GPT-4 and the Turing test

I don’t know if the original Turing test was based on just one human participant, or if more than one was used, how those humans were chosen.

Scientists decided to replicate this test by asking 500 people to speak with four respondents, including a human and the 1960s-era AI program ELIZA as well as both GPT-3.5 and GPT-4, the AI that powers ChatGPT. The conversations lasted five minutes — after which participants had to say whether they believed they were talking to a human or an AI. In the study, published May 9 to the pre-print arXiv server, the scientists found that participants judged GPT-4 to be human 54% of the time… GPT-3.5 scored 50% while the human participant scored 67%.

livescience.com

Should the criteria to pass be that 51% of a large random sample of humans could not correctly identify computer vs. human? How bad would the results have to be for the control (identifying the human as human) before we would conclude that the Turing test no longer makes sense?
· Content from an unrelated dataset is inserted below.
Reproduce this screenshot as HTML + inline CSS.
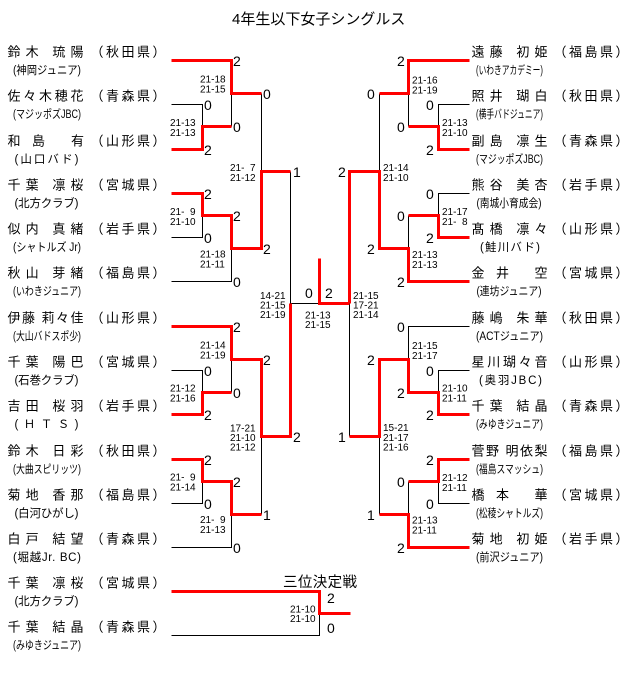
<!DOCTYPE html>
<html><head><meta charset="utf-8"><style>
html,body{margin:0;padding:0;background:#fff;}
svg{display:block;}
text{fill:#000;}
.n{font-size:13px;}
.s{font-size:11.5px;}
.d{font-size:14px;}
.c{font-size:10px;}
</style></head><body>
<svg xmlns="http://www.w3.org/2000/svg" width="640" height="697" viewBox="0 0 640 697" font-family="'Liberation Sans','Noto Sans CJK JP',sans-serif">
<rect width="640" height="697" fill="#fff"/>
<text x="232" y="24" font-size="15">4年生以下女子シングルス</text>

<g transform="translate(0.5,0.5)" fill="none" stroke="#000" stroke-width="1">
<path d="M171,104H202V126M231,93V126M261,93V171M171,237H202V215M171,281H231V248M290,171V303M171,370H202V392M231,359V392M171,503H202V481M171,547H231V514M261,436V514M290,303H319"/>
<path d="M469,104H438V126M408,93V126M379,93V171M469,193H438V215M408,215V248M469,326H408V359M469,370H438V392M469,503H438V481M408,481V514M379,436V514M349,303V436"/>
<path d="M171,635H319V613"/>
</g>

<g transform="translate(0.5,0.5)" fill="none" stroke="#ff0000" stroke-width="3" stroke-linejoin="miter">
<path d="M171,60H231V93H261"/>
<path d="M171,149H202V126H231"/>
<path d="M171,193H202V215H231V248H261V171H290"/>
<path d="M171,326H231V359H261V436H290V303"/>
<path d="M171,414H202V392H231"/>
<path d="M171,459H202V481H231V514H261"/>
<path d="M319,258V303H349"/>
<path d="M469,60H408V93H379"/>
<path d="M469,149H438V126H408"/>
<path d="M469,237H438V215H408"/>
<path d="M469,281H408V248H379V171H349V303"/>
<path d="M469,414H438V392H408V359H379V436H349"/>
<path d="M469,459H438V481H408"/>
<path d="M469,547H408V514H379"/>
<path d="M171,591H319V613H350"/>
</g>

<!-- Left names -->
<g class="n">
<text x="7.5" y="56.5" textLength="76" lengthAdjust="spacing">鈴木 琉陽</text>
<text x="7.5" y="100.5" textLength="76" lengthAdjust="spacing">佐々木穂花</text>
<text y="145.5"><tspan x="7.5">和</tspan><tspan x="32">島</tspan><tspan x="71">有</tspan></text>
<text x="7.5" y="189.5" textLength="76" lengthAdjust="spacing">千葉 凛桜</text>
<text x="7.5" y="233.5" textLength="76" lengthAdjust="spacing">似内 真緒</text>
<text x="7.5" y="277.5" textLength="76" lengthAdjust="spacing">秋山 芽緒</text>
<text x="7.5" y="322.5" textLength="76" lengthAdjust="spacing">伊藤 莉々佳</text>
<text x="7.5" y="366.5" textLength="76" lengthAdjust="spacing">千葉 陽巴</text>
<text x="7.5" y="410.5" textLength="76" lengthAdjust="spacing">吉田 桜羽</text>
<text x="7.5" y="455.5" textLength="76" lengthAdjust="spacing">鈴木 日彩</text>
<text x="7.5" y="499.5" textLength="76" lengthAdjust="spacing">菊地 香那</text>
<text x="7.5" y="543.5" textLength="76" lengthAdjust="spacing">白戸 結望</text>
<text x="7.5" y="587.5" textLength="76" lengthAdjust="spacing">千葉 凛桜</text>
<text x="7.5" y="631.5" textLength="76" lengthAdjust="spacing">千葉 結晶</text>

<text x="90.5" y="56.5" textLength="75" lengthAdjust="spacing">（秋田県）</text>
<text x="90.5" y="100.5" textLength="75" lengthAdjust="spacing">（青森県）</text>
<text x="90.5" y="145.5" textLength="75" lengthAdjust="spacing">（山形県）</text>
<text x="90.5" y="189.5" textLength="75" lengthAdjust="spacing">（宮城県）</text>
<text x="90.5" y="233.5" textLength="75" lengthAdjust="spacing">（岩手県）</text>
<text x="90.5" y="277.5" textLength="75" lengthAdjust="spacing">（福島県）</text>
<text x="90.5" y="322.5" textLength="75" lengthAdjust="spacing">（山形県）</text>
<text x="90.5" y="366.5" textLength="75" lengthAdjust="spacing">（宮城県）</text>
<text x="90.5" y="410.5" textLength="75" lengthAdjust="spacing">（岩手県）</text>
<text x="90.5" y="455.5" textLength="75" lengthAdjust="spacing">（秋田県）</text>
<text x="90.5" y="499.5" textLength="75" lengthAdjust="spacing">（福島県）</text>
<text x="90.5" y="543.5" textLength="75" lengthAdjust="spacing">（青森県）</text>
<text x="90.5" y="587.5" textLength="75" lengthAdjust="spacing">（宮城県）</text>
<text x="90.5" y="631.5" textLength="75" lengthAdjust="spacing">（青森県）</text>
</g>

<!-- Left sub-labels -->
<g class="s">
<text x="13" y="74" textLength="68" lengthAdjust="spacingAndGlyphs">(神岡ジュニア)</text>
<text x="13" y="118" textLength="68" lengthAdjust="spacingAndGlyphs">(マジッポズJBC)</text>
<text x="14.5" y="163" textLength="64" lengthAdjust="spacing">(山口バド)</text>
<text x="14.5" y="207" textLength="64" lengthAdjust="spacing">(北方クラブ)</text>
<text x="13" y="251" textLength="68" lengthAdjust="spacingAndGlyphs">(シャトルズ Jr)</text>
<text x="13" y="295" textLength="68" lengthAdjust="spacingAndGlyphs">(いわきジュニア)</text>
<text x="13" y="340" textLength="68" lengthAdjust="spacingAndGlyphs">(大山バドスポ少)</text>
<text x="14.5" y="384" textLength="64" lengthAdjust="spacing">(石巻クラブ)</text>
<text x="14.5" y="428" textLength="64" lengthAdjust="spacing">(ＨＴＳ)</text>
<text x="13" y="473" textLength="68" lengthAdjust="spacingAndGlyphs">(大曲スピリッツ)</text>
<text x="14.5" y="517" textLength="64" lengthAdjust="spacing">(白河ひがし)</text>
<text x="13" y="561" textLength="68" lengthAdjust="spacing">(堀越Jr. BC)</text>
<text x="14.5" y="605" textLength="64" lengthAdjust="spacing">(北方クラブ)</text>
<text x="13" y="649" textLength="68" lengthAdjust="spacingAndGlyphs">(みゆきジュニア)</text>
</g>

<!-- Right names -->
<g class="n">
<text x="471.5" y="56.5" textLength="76" lengthAdjust="spacing">遠藤 初姫</text>
<text x="471.5" y="100.5" textLength="76" lengthAdjust="spacing">照井 瑚白</text>
<text x="471.5" y="145.5" textLength="76" lengthAdjust="spacing">副島 凛生</text>
<text x="471.5" y="189.5" textLength="76" lengthAdjust="spacing">熊谷 美杏</text>
<text x="471.5" y="233.5" textLength="76" lengthAdjust="spacing">髙橋 凛々</text>
<text y="277.5"><tspan x="471.5">金</tspan><tspan x="496">井</tspan><tspan x="534.5">空</tspan></text>
<text x="471.5" y="322.5" textLength="76" lengthAdjust="spacing">藤嶋 朱華</text>
<text x="471.5" y="366.5" textLength="76" lengthAdjust="spacing">星川瑚々音</text>
<text x="471.5" y="410.5" textLength="76" lengthAdjust="spacing">千葉 結晶</text>
<text x="471.5" y="455.5" textLength="76" lengthAdjust="spacing">菅野 明依梨</text>
<text y="499.5"><tspan x="471.5">橋</tspan><tspan x="496">本</tspan><tspan x="534.5">華</tspan></text>
<text x="471.5" y="543.5" textLength="76" lengthAdjust="spacing">菊地 初姫</text>

<text x="553.5" y="56.5" textLength="75" lengthAdjust="spacing">（福島県）</text>
<text x="553.5" y="100.5" textLength="75" lengthAdjust="spacing">（秋田県）</text>
<text x="553.5" y="145.5" textLength="75" lengthAdjust="spacing">（青森県）</text>
<text x="553.5" y="189.5" textLength="75" lengthAdjust="spacing">（岩手県）</text>
<text x="553.5" y="233.5" textLength="75" lengthAdjust="spacing">（山形県）</text>
<text x="553.5" y="277.5" textLength="75" lengthAdjust="spacing">（宮城県）</text>
<text x="553.5" y="322.5" textLength="75" lengthAdjust="spacing">（秋田県）</text>
<text x="553.5" y="366.5" textLength="75" lengthAdjust="spacing">（山形県）</text>
<text x="553.5" y="410.5" textLength="75" lengthAdjust="spacing">（青森県）</text>
<text x="553.5" y="455.5" textLength="75" lengthAdjust="spacing">（福島県）</text>
<text x="553.5" y="499.5" textLength="75" lengthAdjust="spacing">（宮城県）</text>
<text x="553.5" y="543.5" textLength="75" lengthAdjust="spacing">（岩手県）</text>
</g>

<!-- Right sub-labels -->
<g class="s">
<text x="476" y="74" textLength="67" lengthAdjust="spacingAndGlyphs">(いわきアカデミー)</text>
<text x="476" y="118" textLength="67" lengthAdjust="spacingAndGlyphs">(横手バドジュニア)</text>
<text x="476" y="163" textLength="67" lengthAdjust="spacingAndGlyphs">(マジッポズJBC)</text>
<text x="476.5" y="207" textLength="65" lengthAdjust="spacingAndGlyphs">(南城小育成会)</text>
<text x="480" y="251" textLength="60" lengthAdjust="spacing">(鮭川バド)</text>
<text x="476.5" y="295" textLength="65" lengthAdjust="spacingAndGlyphs">(連坊ジュニア)</text>
<text x="476" y="340" textLength="67" lengthAdjust="spacingAndGlyphs">(ACTジュニア)</text>
<text x="479" y="384" textLength="63" lengthAdjust="spacing">(奥羽JBC)</text>
<text x="476" y="428" textLength="67" lengthAdjust="spacingAndGlyphs">(みゆきジュニア)</text>
<text x="476" y="473" textLength="67" lengthAdjust="spacingAndGlyphs">(福島スマッシュ)</text>
<text x="476" y="517" textLength="67" lengthAdjust="spacingAndGlyphs">(松稜シャトルズ)</text>
<text x="476" y="561" textLength="67" lengthAdjust="spacingAndGlyphs">(前沢ジュニア)</text>
</g>

<!-- Game counts -->
<g class="d">
<text x="233" y="66">2</text><text x="204" y="110">0</text><text x="204" y="155">2</text>
<text x="233" y="132">0</text><text x="263" y="99">0</text><text x="293" y="177">1</text>
<text x="204" y="199">2</text><text x="204" y="243">0</text><text x="233" y="221">2</text>
<text x="233" y="287">0</text><text x="263" y="254">2</text>
<text x="233" y="332">2</text><text x="204" y="376">0</text><text x="204" y="420">2</text>
<text x="233" y="398">0</text><text x="263" y="365">2</text><text x="293" y="442">2</text>
<text x="204" y="465">2</text><text x="204" y="509">0</text><text x="233" y="487">2</text>
<text x="233" y="553">0</text><text x="263" y="520">1</text>

<text x="397" y="66">2</text><text x="426" y="110">0</text><text x="426" y="155">2</text>
<text x="397" y="132">0</text><text x="367" y="99">0</text><text x="338" y="177">2</text>
<text x="426" y="199">0</text><text x="426" y="243">2</text><text x="397" y="221">0</text>
<text x="397" y="287">2</text><text x="367" y="254">2</text>
<text x="397" y="332">0</text><text x="426" y="376">0</text><text x="426" y="420">2</text>
<text x="397" y="398">2</text><text x="367" y="365">2</text><text x="338" y="442">1</text>
<text x="426" y="465">2</text><text x="426" y="509">0</text><text x="397" y="487">0</text>
<text x="397" y="553">2</text><text x="367" y="520">1</text>

<text x="305" y="298">0</text><text x="325" y="298">2</text>
<text x="327" y="603">2</text><text x="327" y="633">0</text>
</g>

<!-- Set scores -->
<g class="c">
<text x="200" y="82.5">21-18</text><text x="200" y="92.5">21-15</text>
<text x="170" y="126">21-13</text><text x="170" y="136">21-13</text>
<text x="230" y="171">21-<tspan dx="5.56">7</tspan></text><text x="230" y="181">21-12</text>
<text x="170" y="215">21-<tspan dx="5.56">9</tspan></text><text x="170" y="225">21-10</text>
<text x="200" y="257.5">21-18</text><text x="200" y="267.5">21-11</text>
<text x="260" y="299">14-21</text><text x="260" y="308.5">21-15</text><text x="260" y="318">21-19</text>
<text x="200" y="348.5">21-14</text><text x="200" y="358.5">21-19</text>
<text x="170" y="391.5">21-12</text><text x="170" y="401.5">21-16</text>
<text x="230" y="431.5">17-21</text><text x="230" y="441">21-10</text><text x="230" y="450.5">21-12</text>
<text x="170" y="480.5">21-<tspan dx="5.56">9</tspan></text><text x="170" y="490.5">21-14</text>
<text x="200" y="523">21-<tspan dx="5.56">9</tspan></text><text x="200" y="533">21-13</text>
<text x="305" y="318.5">21-13</text><text x="305" y="328">21-15</text>
<text x="290" y="612.5">21-10</text><text x="290" y="622">21-10</text>

<text x="412" y="83.5">21-16</text><text x="412" y="93.5">21-19</text>
<text x="442" y="126">21-13</text><text x="442" y="136">21-10</text>
<text x="383" y="171">21-14</text><text x="383" y="181">21-10</text>
<text x="442" y="215">21-17</text><text x="442" y="225">21-<tspan dx="5.56">8</tspan></text>
<text x="412" y="258">21-13</text><text x="412" y="268">21-13</text>
<text x="353" y="299">21-15</text><text x="353" y="308.5">17-21</text><text x="353" y="318">21-14</text>
<text x="412" y="349">21-15</text><text x="412" y="359">21-17</text>
<text x="442" y="391.5">21-10</text><text x="442" y="401.5">21-11</text>
<text x="383" y="431">15-21</text><text x="383" y="441">21-17</text><text x="383" y="450.5">21-16</text>
<text x="442" y="481">21-12</text><text x="442" y="491">21-11</text>
<text x="412" y="523.5">21-13</text><text x="412" y="533.5">21-11</text>
</g>

<text x="283" y="587" font-size="14.5" textLength="74" lengthAdjust="spacing">三位決定戦</text>
</svg>
</body></html>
It’s interesting that the Turing test is presented as a test of intelligence, but many of the things that apparently make computer conversationalists convincingly human are in fact cognitive biases, logical errors, and the appearance of emotionally-influenced decision making. These might be things you would look for if you wanted a computer to be a friend, but they are not things I would like for if I wanted a computer to counter my less rational human impulses and help me make more rational decisions.